Hong Kong’s 500,000 Christians, about half of them Roman Catholic, are clearly a minority of the 6.3 million residents, but they play an integral role in the new Special Administrative Region. Churches run half the high schools, 40 percent of the elementary schools and countless social service agencies.

Yet the Chinese government, aware of religion’s role in the fall of communism in Eastern Europe, is hostile to Western interference. More than a century of colonial domination by Western powers _ and questionable relationships between missionaries and colonial oppressors _ created a wariness of the Western church in China.

For several decades after they seized power in 1949, the Communists crushed organized religion. Catholics and other Christians who refused to cooperate with the state were imprisoned, tortured and killed.


In the past decade, however, as the Communists moved toward a more capitalist economy and citizens were permitted freer movement, the government has given religious leaders a wider berth. Approximately 10 million Catholics and a larger number of Protestants are estimated to be worshiping in the nation of 1.2 billion. Buddhism is enjoying a resurgence, and mainland temples are crowded with worshipers.

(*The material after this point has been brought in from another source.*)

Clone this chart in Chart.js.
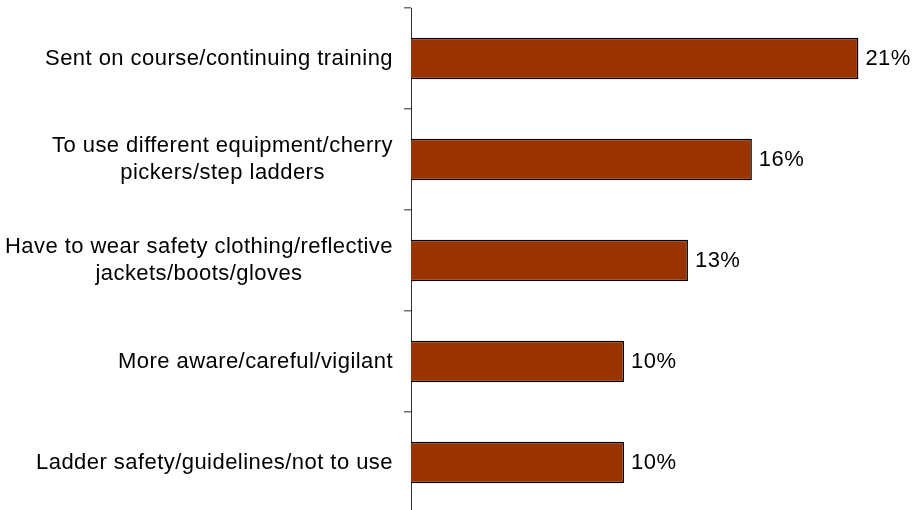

Self-imposed control may be a problem, according to the Rev. Lee Ching Chee. Lee is associate general secretary of the Church of Christ in China, a 25,500-member denomination and one of the largest Christian groups in Hong Kong. She also is vice chairwoman of the Hong Kong Christian Council, the region’s most influential ecumenical religious organization.

“Most people in Hong Kong, including church people, are quite comfortable with the new government,” Lee said. “After the changeover some people were expecting explosions, but nothing happened.”

Optimistic about China’s future, Lee nonetheless has noted a reluctance by fellow clergy to criticize the government. There was less participation this year, for example, in an annual vigil for Tiananmen Square protesters killed in 1989.

“I’m not afraid they will clamp down on us,” Lee said. “I’m afraid we will keep our mouths shut ourselves, and the churches will become social clubs where people come on Sunday to meet and sing.”

Carroll said China’s new openness has in effect invited scrutiny of its policies toward religion.


“Having been excluded for 40 years, critics are looking only at what is wrong,” she said. “Critics must look at what the Chinese people lived through with interminable patience to understand their conviction that eventually they will triumph.

“Religious experience has grown to such a point in China that most of us feel there is no way (for the government) to put the genie back in the bottle.”